If True print values of variables and objective function.

‘writexls’: Boolean

If True write values of variables and objective function to the spreadsheet ‘xlsfile’.

‘writevars’: Variables to be written to the spreadsheet

If ‘all’ all variables are written, otherwise they have to be specifies as a dictionary like: {‘avmue’:’all’, ‘l0’:[‘t1’,’t2’], ‘m’:[‘p1’,’p2’]} where ‘all’ stands for all the components of the key variable

‘writeLUnegsa’: Boolean

If False the LU components with one element and negative weight are not written.

‘xlsfile’: Name of the spreadsheet where the results will be written

‘savenet’: Boolean

If True save net after optimization, i.e., with all the computed variables, as a Python object to file ‘netfile’. The net is saved with the method cPickle.dump().

‘netfile’: Name of the file where the net object will be saved

‘printmodel’: Boolean

If True print the programming problem (variables, constraints, objective function).

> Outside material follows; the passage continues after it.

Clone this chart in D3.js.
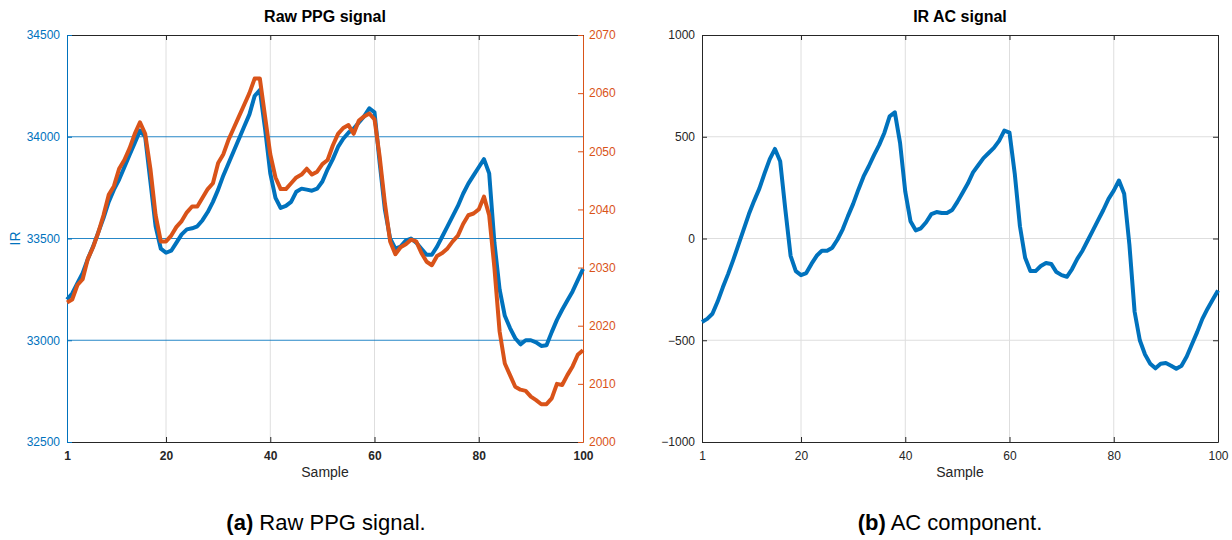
<!DOCTYPE html>
<html>
<head>
<meta charset="utf-8">
<script src="https://cdn.jsdelivr.net/npm/d3@7/dist/d3.min.js"></script>
<style>
body { margin: 0; background: #fff; }
text { font-family: "Liberation Sans", Arial, Helvetica, sans-serif; }
</style>
</head>
<body>
<svg id="chart" width="1232" height="540"></svg>
<script>
// sample index 1..100
var samples = d3.range(1, 101);

// IR raw values (left axis)
var irRaw = [
    33200, 33230, 33280, 33330, 33400, 33460, 33530, 33600, 33680, 33740,
    33790, 33850, 33910, 33970, 34030, 34000, 33780, 33560, 33450, 33430,
    33440, 33480, 33520, 33545, 33550, 33560, 33590, 33630, 33680, 33740,
    33810, 33870, 33930, 33990, 34050, 34110, 34200, 34230, 34040, 33820,
    33700, 33650, 33660, 33680, 33730, 33745, 33740, 33735, 33745, 33780,
    33840, 33890, 33950, 33990, 34020, 34040, 34070, 34100, 34140, 34120,
    33870, 33640, 33500, 33450, 33460, 33490, 33500, 33480, 33450, 33420,
    33420, 33460, 33510, 33560, 33610, 33660, 33720, 33770, 33810, 33850,
    33890, 33820, 33480, 33250, 33120, 33060, 33010, 32980, 33000, 33000,
    32990, 32972, 32975, 33040, 33100, 33150, 33195, 33240, 33295, 33350
];

// red raw values (right axis)
var redRaw = [
    2024, 2024.5, 2027, 2028, 2031.5, 2033.5, 2036, 2039, 2042.5, 2044,
    2047, 2048.5, 2050.5, 2053, 2055, 2053, 2047, 2039, 2034.5, 2034.5,
    2035.5, 2037, 2038, 2039.5, 2040.5, 2040.5, 2042, 2043.5, 2044.5, 2048,
    2049.5, 2052, 2054, 2056, 2058, 2060, 2062.5, 2062.5, 2056, 2049.5,
    2045.5, 2043.5, 2043.5, 2044.5, 2045.5, 2046, 2047, 2046, 2046.5, 2047.8,
    2048.5, 2051, 2053, 2054, 2054.5, 2053, 2055.3, 2056, 2056.5, 2055.5,
    2049, 2041, 2034.5, 2032.3, 2033.5, 2034, 2034.8, 2034.5, 2032.5, 2031,
    2030.4, 2032, 2032.5, 2033.3, 2034.5, 2035.5, 2037.5, 2039, 2039.3, 2040,
    2042.2, 2039, 2030, 2019, 2013.5, 2011.5, 2009.5, 2009, 2008.8, 2007.8,
    2007.2, 2006.5, 2006.5, 2007.5, 2010, 2009.8, 2011.5, 2013, 2015, 2015.8
];

// IR AC component
var irAC = [
    -410, -395, -370, -310, -240, -175, -105, -30, 45, 120,
    185, 245, 320, 390, 440, 380, 140, -85, -160, -180,
    -170, -125, -85, -60, -60, -45, -5, 45, 110, 170,
    240, 305, 355, 410, 460, 520, 600, 620, 470, 230,
    85, 40, 50, 80, 120, 130, 125, 125, 140, 180,
    225, 270, 325, 360, 395, 420, 445, 480, 530, 520,
    320, 60, -95, -160, -160, -135, -120, -125, -165, -180,
    -188, -150, -100, -60, -10, 40, 90, 140, 195, 235,
    285, 220, -30, -360, -500, -570, -615, -638, -615, -612,
    -625, -640, -625, -580, -520, -460, -395, -345, -300, -255
];

var xTicks = [1, 20, 40, 60, 80, 100];
var irTicks = [32500, 33000, 33500, 34000, 34500];
var redTicks = [2000, 2010, 2020, 2030, 2040, 2050, 2060, 2070];
var acTicks = [-1000, -500, 0, 500, 1000];

var blue = "#0072BD", orange = "#D95319", dark = "#262626", gridGray = "#dedede";
var tickLen = 5;

var svg = d3.select("#chart");

function styleAxis(g, color, size, weight) {
    g.select(".domain").attr("stroke", color).attr("stroke-width", 1);
    g.selectAll(".tick line").attr("stroke", color);
    g.selectAll(".tick text")
        .attr("fill", color)
        .style("font-size", size + "px")
        .style("font-weight", weight || "normal");
}

// ---------- (a) Raw PPG signal ----------
var left = { x0: 67, x1: 583, y0: 35, y1: 442 };
var xL = d3.scaleLinear().domain([1, 100]).range([left.x0, left.x1]);
var yIR = d3.scaleLinear().domain([32500, 34500]).range([left.y1, left.y0]);
var yRed = d3.scaleLinear().domain([2000, 2070]).range([left.y1, left.y0]);

var gA = svg.append("g");

// vertical grid (gray)
gA.selectAll(".vgrid")
    .data(xTicks.slice(1, -1))
    .enter().append("line")
    .attr("x1", d => xL(d)).attr("x2", d => xL(d))
    .attr("y1", left.y0).attr("y2", left.y1)
    .attr("stroke", gridGray);

// horizontal grid follows the left (blue) axis
gA.selectAll(".hgrid")
    .data(irTicks.slice(1, -1))
    .enter().append("line")
    .attr("x1", left.x0).attr("x2", left.x1)
    .attr("y1", d => yIR(d)).attr("y2", d => yIR(d))
    .attr("stroke", blue).attr("stroke-opacity", 0.85);

gA.append("g")
    .attr("transform", "translate(0," + left.y1 + ")")
    .call(d3.axisBottom(xL).tickValues(xTicks).tickSizeInner(-tickLen).tickSizeOuter(0).tickPadding(9))
    .call(g => styleAxis(g, dark, 12, "bold"));

gA.append("g")
    .attr("transform", "translate(0," + left.y0 + ")")
    .call(d3.axisTop(xL).tickValues(xTicks).tickSizeInner(-tickLen).tickSizeOuter(0).tickFormat(""))
    .call(g => styleAxis(g, dark, 12));

gA.append("g")
    .attr("transform", "translate(" + left.x0 + ",0)")
    .call(d3.axisLeft(yIR).tickValues(irTicks).tickSizeInner(-tickLen).tickSizeOuter(0).tickPadding(7).tickFormat(d3.format("d")))
    .call(g => styleAxis(g, blue, 12));

gA.append("g")
    .attr("transform", "translate(" + left.x1 + ",0)")
    .call(d3.axisRight(yRed).tickValues(redTicks).tickSizeInner(-tickLen).tickSizeOuter(0).tickPadding(6).tickFormat(d3.format("d")))
    .call(g => styleAxis(g, orange, 12));

var lineIR = d3.line().x((d, i) => xL(samples[i])).y(d => yIR(d));
var lineRed = d3.line().x((d, i) => xL(samples[i])).y(d => yRed(d));

gA.append("path")
    .datum(irRaw)
    .attr("d", lineIR)
    .attr("fill", "none").attr("stroke", blue)
    .attr("stroke-width", 4).attr("stroke-linejoin", "round");

gA.append("path")
    .datum(redRaw)
    .attr("d", lineRed)
    .attr("fill", "none").attr("stroke", orange)
    .attr("stroke-width", 4).attr("stroke-linejoin", "round");

gA.append("text")
    .attr("x", (left.x0 + left.x1) / 2).attr("y", 22)
    .attr("text-anchor", "middle")
    .style("font-size", "16px").style("font-weight", "bold")
    .text("Raw PPG signal");

gA.append("text")
    .attr("x", (left.x0 + left.x1) / 2).attr("y", 477)
    .attr("text-anchor", "middle")
    .attr("fill", dark)
    .style("font-size", "14px")
    .text("Sample");

gA.append("text")
    .attr("transform", "translate(20," + (left.y0 + left.y1) / 2 + ") rotate(-90)")
    .attr("text-anchor", "middle")
    .attr("fill", blue)
    .style("font-size", "14px")
    .text("IR");

var capA = gA.append("text")
    .attr("x", 326).attr("y", 530)
    .attr("text-anchor", "middle")
    .style("font-size", "22px");
capA.append("tspan").style("font-weight", "bold").text("(a)");
capA.append("tspan").text(" Raw PPG signal.");

// ---------- (b) IR AC signal ----------
var right = { x0: 702, x1: 1218, y0: 35, y1: 442 };
var xR = d3.scaleLinear().domain([1, 100]).range([right.x0, right.x1]);
var yAC = d3.scaleLinear().domain([-1000, 1000]).range([right.y1, right.y0]);

var gB = svg.append("g");

gB.selectAll(".vgrid")
    .data(xTicks.slice(1, -1))
    .enter().append("line")
    .attr("x1", d => xR(d)).attr("x2", d => xR(d))
    .attr("y1", right.y0).attr("y2", right.y1)
    .attr("stroke", gridGray);

gB.selectAll(".hgrid")
    .data(acTicks.slice(1, -1))
    .enter().append("line")
    .attr("x1", right.x0).attr("x2", right.x1)
    .attr("y1", d => yAC(d)).attr("y2", d => yAC(d))
    .attr("stroke", gridGray);

gB.append("g")
    .attr("transform", "translate(0," + right.y1 + ")")
    .call(d3.axisBottom(xR).tickValues(xTicks).tickSizeInner(-tickLen).tickSizeOuter(0).tickPadding(9))
    .call(g => styleAxis(g, dark, 12));

gB.append("g")
    .attr("transform", "translate(0," + right.y0 + ")")
    .call(d3.axisTop(xR).tickValues(xTicks).tickSizeInner(-tickLen).tickSizeOuter(0).tickFormat(""))
    .call(g => styleAxis(g, dark, 12));

gB.append("g")
    .attr("transform", "translate(" + right.x0 + ",0)")
    .call(d3.axisLeft(yAC).tickValues(acTicks).tickSizeInner(-tickLen).tickSizeOuter(0).tickPadding(7).tickFormat(d3.format("d")))
    .call(g => styleAxis(g, dark, 12));

gB.append("g")
    .attr("transform", "translate(" + right.x1 + ",0)")
    .call(d3.axisRight(yAC).tickValues(acTicks).tickSizeInner(-tickLen).tickSizeOuter(0).tickFormat(""))
    .call(g => styleAxis(g, dark, 12));

var lineAC = d3.line().x((d, i) => xR(samples[i])).y(d => yAC(d));

gB.append("path")
    .datum(irAC)
    .attr("d", lineAC)
    .attr("fill", "none").attr("stroke", blue)
    .attr("stroke-width", 4).attr("stroke-linejoin", "round");

gB.append("text")
    .attr("x", (right.x0 + right.x1) / 2).attr("y", 22)
    .attr("text-anchor", "middle")
    .style("font-size", "16px").style("font-weight", "bold")
    .text("IR AC signal");

gB.append("text")
    .attr("x", (right.x0 + right.x1) / 2).attr("y", 477)
    .attr("text-anchor", "middle")
    .attr("fill", dark)
    .style("font-size", "14px")
    .text("Sample");

var capB = gB.append("text")
    .attr("x", 950).attr("y", 530)
    .attr("text-anchor", "middle")
    .style("font-size", "22px");
capB.append("tspan").style("font-weight", "bold").text("(b)");
capB.append("tspan").text(" AC component.");
</script>
</body>
</html>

‘dsspe’: Dictionary that specifies intervals for linearization.

Dictionary {‘type’: , ‘q’: } that specifies how the intervals ds=[0,d1,..,dq-1,dq] to linearize the products of variables are generated.

• ‘type’ can be either ‘exp’ for exponential, ‘uni’ for uniform, ‘rand’ for uniform plus random or ‘shift’ for slightly shifted uniform.
• ‘q’ is the number of intervals (in ‘rand’ and ‘shift’ an optional key ‘shf’ can be used to define how much the values dj in ds are shifted).

‘epsilonalga’: epsilon used to set alphar and gammar according to avdeltar.

‘epsilonalga’ must be lower than 1/k where k is the number of regions of the partition with the highest number of regions (see (67), (96) and (97) of Supplementary file S1 of https://doi.org/10.1038/s41540-017-0044-x).

Warning

Avoid a very low ‘epsilonalga’ as it can cause numerical issues in the solver, e.g. the solver might violate a constraint by close to tolerance values.

‘scalebs’: Numerical value to scale bounds wl, wu and W

The bounds wl, wu and W are multiplied by ‘scalebs’ so that they are not tight.